§ SHORT PROBLEM: Copy each line of the data below exactly, leaving out pictures.

[STORED DATA start]

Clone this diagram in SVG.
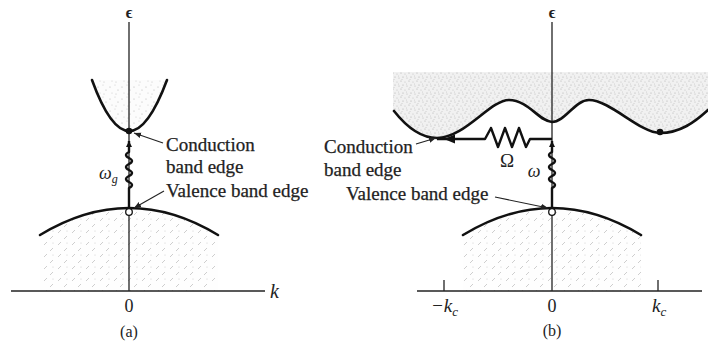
<svg xmlns="http://www.w3.org/2000/svg" width="708" height="343" viewBox="0 0 708 343">
<style>
.axis{stroke:#222;stroke-width:1.3;fill:none}
.band{stroke:#111;stroke-width:2.6;fill:none;stroke-linecap:round}
.trans{stroke:#111;stroke-width:2.4;fill:none;stroke-linejoin:round}
.lead{stroke:#222;stroke-width:1.1;fill:none}
.t{font-family:"Liberation Serif","Times New Roman",serif;fill:#222;font-size:19px;stroke:#222;stroke-width:0.25}
.lab{font-family:"Liberation Serif","DejaVu Serif",serif;fill:#222}
</style>
<defs>
<pattern id="stipLight" width="12" height="12" patternUnits="userSpaceOnUse">
<rect width="12" height="12" fill="#fcfcfc"/>
<circle cx="2" cy="3" r="0.6" fill="#b5b5b5"/><circle cx="7" cy="1" r="0.5" fill="#c5c5c5"/>
<circle cx="10" cy="6" r="0.6" fill="#b5b5b5"/><circle cx="4" cy="9" r="0.5" fill="#c5c5c5"/>
<circle cx="8" cy="10" r="0.5" fill="#bbb"/>
</pattern>
<pattern id="stipDark" width="8" height="8" patternUnits="userSpaceOnUse">
<rect width="8" height="8" fill="#f1f1f1"/>
<circle cx="1" cy="1" r="0.6" fill="#b0b0b0"/><circle cx="5" cy="2" r="0.6" fill="#c0c0c0"/>
<circle cx="3" cy="5" r="0.6" fill="#adadad"/><circle cx="7" cy="6" r="0.6" fill="#bbb"/>
<circle cx="2" cy="7.5" r="0.5" fill="#c5c5c5"/><circle cx="6.5" cy="4" r="0.5" fill="#cacaca"/>
</pattern>
<pattern id="hatch" width="14" height="12" patternUnits="userSpaceOnUse">
<rect width="14" height="12" fill="#fefefe"/>
<line x1="2" y1="5" x2="5" y2="2" stroke="#c2c2c2" stroke-width="0.8"/>
<line x1="8" y1="11" x2="11" y2="8" stroke="#c2c2c2" stroke-width="0.8"/>
<circle cx="11" cy="3" r="0.5" fill="#c5c5c5"/>
</pattern>
<marker id="ah" viewBox="0 0 10 10" refX="10" refY="5" markerWidth="6" markerHeight="6" orient="auto" markerUnits="userSpaceOnUse">
<path d="M0,0 L10,5 L0,10 Z" fill="#111"/>
</marker>
<marker id="ahs" viewBox="0 0 10 10" refX="10" refY="5" markerWidth="7" markerHeight="7" orient="auto" markerUnits="userSpaceOnUse">
<path d="M0,1 L10,5 L0,9 Z" fill="#222"/>
</marker>
</defs>

<!-- Panel (a) -->
<g id="panel-a-shading">
<path d="M92,80 Q129,182 167,80 Z" fill="url(#stipLight)"/>
<path d="M40,235 Q129,181 218,235 L218,291 L40,291 Z" fill="url(#hatch)"/>
</g>
<g id="panel-a-axes">
<line class="axis" x1="129" y1="22" x2="129" y2="291"/>
<line class="axis" x1="11" y1="291" x2="265" y2="291"/>
<text class="lab" x="129" y="18" font-size="16" font-weight="bold" text-anchor="middle">ϵ</text>
<text class="lab" x="270" y="298" font-size="20" font-style="italic">k</text>
<text class="lab" x="129" y="312" font-size="18" text-anchor="middle">0</text>
<text class="lab" x="129" y="337" font-size="16" text-anchor="middle">(a)</text>
</g>
<g id="a-conduction-band">
<path class="band" d="M92,80 Q129,182 167,80"/>
<circle cx="129" cy="131" r="3.3" fill="#111"/>
</g>
<g id="a-valence-band">
<path class="band" d="M40,235 Q129,181 218,235"/>
<circle cx="129" cy="212" r="3.3" fill="#fff" stroke="#111" stroke-width="1.3"/>
</g>
<g id="a-labels">
<text class="t" x="166" y="151">Conduction</text>
<text class="t" x="166" y="173">band edge</text>
<text class="t" x="166" y="197">Valence band edge</text>
<text class="lab" x="99" y="179" font-size="18" font-style="italic">ω<tspan font-size="12" dy="4">g</tspan></text>
</g>

<!-- Panel (b) -->
<g id="panel-b-shading">
<path d="M393,72 L708,72 L708,110 C695,122 680,133 660,133 C640,133 610,100 589,100 C575,100 565,122 552,122 C540,122 528,100 509,100 C490,100 465,138 437,138 C420,138 405,125 393,111 Z" fill="url(#stipDark)"/>
<path d="M463,235 Q552,181 641,235 L641,291 L463,291 Z" fill="url(#hatch)"/>
</g>
<g id="panel-b-axes">
<line class="axis" x1="552" y1="22" x2="552" y2="291"/>
<line class="axis" x1="417" y1="291" x2="702" y2="291"/>
<line class="axis" x1="444" y1="280" x2="444" y2="291"/>
<line class="axis" x1="658" y1="280" x2="658" y2="291"/>
<text class="lab" x="552" y="18" font-size="16" font-weight="bold" text-anchor="middle">ϵ</text>
<text class="lab" x="431" y="312" font-size="19" font-style="italic">−k<tspan font-size="13" dy="4">c</tspan></text>
<text class="lab" x="552" y="312" font-size="18" text-anchor="middle">0</text>
<text class="lab" x="652" y="312" font-size="19" font-style="italic">k<tspan font-size="13" dy="4">c</tspan></text>
<text class="lab" x="552" y="336" font-size="16" text-anchor="middle">(b)</text>
</g>
<g id="b-conduction-band">
<path class="band" d="M394,111 C405,125 420,138 437,138 C465,138 490,100 509,100 C528,100 540,122 552,122 C565,122 575,100 589,100 C610,100 640,133 660,133 C680,133 695,122 708,110"/>
<circle cx="660" cy="132" r="3.3" fill="#111"/>
</g>
<g id="b-valence-band">
<path class="band" d="M463,235 Q552,181 641,235"/>
<circle cx="552" cy="212" r="3.3" fill="#fff" stroke="#111" stroke-width="1.3"/>
</g>
<g id="b-labels">
<text class="t" x="324" y="153">Conduction</text>
<text class="t" x="324" y="176">band edge</text>
<text class="t" x="346" y="200">Valence band edge</text>
<text class="lab" x="507" y="167" font-size="19" text-anchor="middle">Ω</text>
<text class="lab" x="534" y="177" font-size="18" font-style="italic" text-anchor="middle">ω</text>
</g>

<!-- Connectors -->
<g id="connectors">
<path class="trans" d="M129,208 L129,188 q6,-3 0,-6 q-6,-3 0,-6 q6,-3 0,-6 q-6,-3 0,-6 q6,-3 0,-6 q-6,-3 0,-6 L129,141" marker-end="url(#ah)"/>
<line class="lead" x1="163" y1="143" x2="134" y2="133" marker-end="url(#ahs)"/>
<line class="lead" x1="164" y1="191" x2="134" y2="208" marker-end="url(#ahs)"/>
<path class="trans" d="M552,208 L552,188 q6,-3 0,-6 q-6,-3 0,-6 q6,-3 0,-6 q-6,-3 0,-6 q6,-3 0,-6 q-6,-3 0,-6 L552,141" marker-end="url(#ah)"/>
<path class="trans" d="M552,139 L530,139 L526,147 L519,128 L512,147 L505,128 L498,147 L491,128 L485,139 L437,139"/>
<path d="M444,139 L455,134.5 L455,143.5 Z" fill="#111"/>
<line class="lead" x1="416" y1="144" x2="436" y2="138" marker-end="url(#ahs)"/>
<line class="lead" x1="495" y1="197" x2="548" y2="208" marker-end="url(#ahs)"/>
</g>
</svg>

[STORED DATA end]

§ SOLUTION FOR THIS TASK:
Clone this diagram in SVG.
<svg xmlns="http://www.w3.org/2000/svg" width="708" height="343" viewBox="0 0 708 343">
<style>
.axis{stroke:#222;stroke-width:1.3;fill:none}
.band{stroke:#111;stroke-width:2.6;fill:none;stroke-linecap:round}
.trans{stroke:#111;stroke-width:2.4;fill:none;stroke-linejoin:round}
.lead{stroke:#222;stroke-width:1.1;fill:none}
.t{font-family:"Liberation Serif","Times New Roman",serif;fill:#222;font-size:19px;stroke:#222;stroke-width:0.25}
.lab{font-family:"Liberation Serif","DejaVu Serif",serif;fill:#222}
</style>
<defs>
<pattern id="stipLight" width="12" height="12" patternUnits="userSpaceOnUse">
<rect width="12" height="12" fill="#fcfcfc"/>
<circle cx="2" cy="3" r="0.6" fill="#b5b5b5"/><circle cx="7" cy="1" r="0.5" fill="#c5c5c5"/>
<circle cx="10" cy="6" r="0.6" fill="#b5b5b5"/><circle cx="4" cy="9" r="0.5" fill="#c5c5c5"/>
<circle cx="8" cy="10" r="0.5" fill="#bbb"/>
</pattern>
<pattern id="stipDark" width="8" height="8" patternUnits="userSpaceOnUse">
<rect width="8" height="8" fill="#f1f1f1"/>
<circle cx="1" cy="1" r="0.6" fill="#b0b0b0"/><circle cx="5" cy="2" r="0.6" fill="#c0c0c0"/>
<circle cx="3" cy="5" r="0.6" fill="#adadad"/><circle cx="7" cy="6" r="0.6" fill="#bbb"/>
<circle cx="2" cy="7.5" r="0.5" fill="#c5c5c5"/><circle cx="6.5" cy="4" r="0.5" fill="#cacaca"/>
</pattern>
<pattern id="hatch" width="14" height="12" patternUnits="userSpaceOnUse">
<rect width="14" height="12" fill="#fefefe"/>
<line x1="2" y1="5" x2="5" y2="2" stroke="#c2c2c2" stroke-width="0.8"/>
<line x1="8" y1="11" x2="11" y2="8" stroke="#c2c2c2" stroke-width="0.8"/>
<circle cx="11" cy="3" r="0.5" fill="#c5c5c5"/>
</pattern>
<marker id="ah" viewBox="0 0 10 10" refX="10" refY="5" markerWidth="6" markerHeight="6" orient="auto" markerUnits="userSpaceOnUse">
<path d="M0,0 L10,5 L0,10 Z" fill="#111"/>
</marker>
<marker id="ahs" viewBox="0 0 10 10" refX="10" refY="5" markerWidth="7" markerHeight="7" orient="auto" markerUnits="userSpaceOnUse">
<path d="M0,1 L10,5 L0,9 Z" fill="#222"/>
</marker>
</defs>

<!-- Panel (a) -->
<g id="panel-a-shading">
<path d="M92,80 Q129,182 167,80 Z" fill="url(#stipLight)"/>
<path d="M40,235 Q129,181 218,235 L218,291 L40,291 Z" fill="url(#hatch)"/>
</g>
<g id="panel-a-axes">
<line class="axis" x1="129" y1="22" x2="129" y2="291"/>
<line class="axis" x1="11" y1="291" x2="265" y2="291"/>
<text class="lab" x="129" y="18" font-size="16" font-weight="bold" text-anchor="middle">ϵ</text>
<text class="lab" x="270" y="298" font-size="20" font-style="italic">k</text>
<text class="lab" x="129" y="312" font-size="18" text-anchor="middle">0</text>
<text class="lab" x="129" y="337" font-size="16" text-anchor="middle">(a)</text>
</g>
<g id="a-conduction-band">
<path class="band" d="M92,80 Q129,182 167,80"/>
<circle cx="129" cy="131" r="3.3" fill="#111"/>
</g>
<g id="a-valence-band">
<path class="band" d="M40,235 Q129,181 218,235"/>
<circle cx="129" cy="212" r="3.3" fill="#fff" stroke="#111" stroke-width="1.3"/>
</g>
<g id="a-labels">
<text class="t" x="166" y="151">Conduction</text>
<text class="t" x="166" y="173">band edge</text>
<text class="t" x="166" y="197">Valence band edge</text>
<text class="lab" x="99" y="179" font-size="18" font-style="italic">ω<tspan font-size="12" dy="4">g</tspan></text>
</g>

<!-- Panel (b) -->
<g id="panel-b-shading">
<path d="M393,72 L708,72 L708,110 C695,122 680,133 660,133 C640,133 610,100 589,100 C575,100 565,122 552,122 C540,122 528,100 509,100 C490,100 465,138 437,138 C420,138 405,125 393,111 Z" fill="url(#stipDark)"/>
<path d="M463,235 Q552,181 641,235 L641,291 L463,291 Z" fill="url(#hatch)"/>
</g>
<g id="panel-b-axes">
<line class="axis" x1="552" y1="22" x2="552" y2="291"/>
<line class="axis" x1="417" y1="291" x2="702" y2="291"/>
<line class="axis" x1="444" y1="280" x2="444" y2="291"/>
<line class="axis" x1="658" y1="280" x2="658" y2="291"/>
<text class="lab" x="552" y="18" font-size="16" font-weight="bold" text-anchor="middle">ϵ</text>
<text class="lab" x="431" y="312" font-size="19" font-style="italic">−k<tspan font-size="13" dy="4">c</tspan></text>
<text class="lab" x="552" y="312" font-size="18" text-anchor="middle">0</text>
<text class="lab" x="652" y="312" font-size="19" font-style="italic">k<tspan font-size="13" dy="4">c</tspan></text>
<text class="lab" x="552" y="336" font-size="16" text-anchor="middle">(b)</text>
</g>
<g id="b-conduction-band">
<path class="band" d="M394,111 C405,125 420,138 437,138 C465,138 490,100 509,100 C528,100 540,122 552,122 C565,122 575,100 589,100 C610,100 640,133 660,133 C680,133 695,122 708,110"/>
<circle cx="660" cy="132" r="3.3" fill="#111"/>
</g>
<g id="b-valence-band">
<path class="band" d="M463,235 Q552,181 641,235"/>
<circle cx="552" cy="212" r="3.3" fill="#fff" stroke="#111" stroke-width="1.3"/>
</g>
<g id="b-labels">
<text class="t" x="324" y="153">Conduction</text>
<text class="t" x="324" y="176">band edge</text>
<text class="t" x="346" y="200">Valence band edge</text>
<text class="lab" x="507" y="167" font-size="19" text-anchor="middle">Ω</text>
<text class="lab" x="534" y="177" font-size="18" font-style="italic" text-anchor="middle">ω</text>
</g>

<!-- Connectors -->
<g id="connectors">
<path class="trans" d="M129,208 L129,188 q6,-3 0,-6 q-6,-3 0,-6 q6,-3 0,-6 q-6,-3 0,-6 q6,-3 0,-6 q-6,-3 0,-6 L129,141" marker-end="url(#ah)"/>
<line class="lead" x1="163" y1="143" x2="134" y2="133" marker-end="url(#ahs)"/>
<line class="lead" x1="164" y1="191" x2="134" y2="208" marker-end="url(#ahs)"/>
<path class="trans" d="M552,208 L552,188 q6,-3 0,-6 q-6,-3 0,-6 q6,-3 0,-6 q-6,-3 0,-6 q6,-3 0,-6 q-6,-3 0,-6 L552,141" marker-end="url(#ah)"/>
<path class="trans" d="M552,139 L530,139 L526,147 L519,128 L512,147 L505,128 L498,147 L491,128 L485,139 L437,139"/>
<path d="M444,139 L455,134.5 L455,143.5 Z" fill="#111"/>
<line class="lead" x1="416" y1="144" x2="436" y2="138" marker-end="url(#ahs)"/>
<line class="lead" x1="495" y1="197" x2="548" y2="208" marker-end="url(#ahs)"/>
</g>
</svg>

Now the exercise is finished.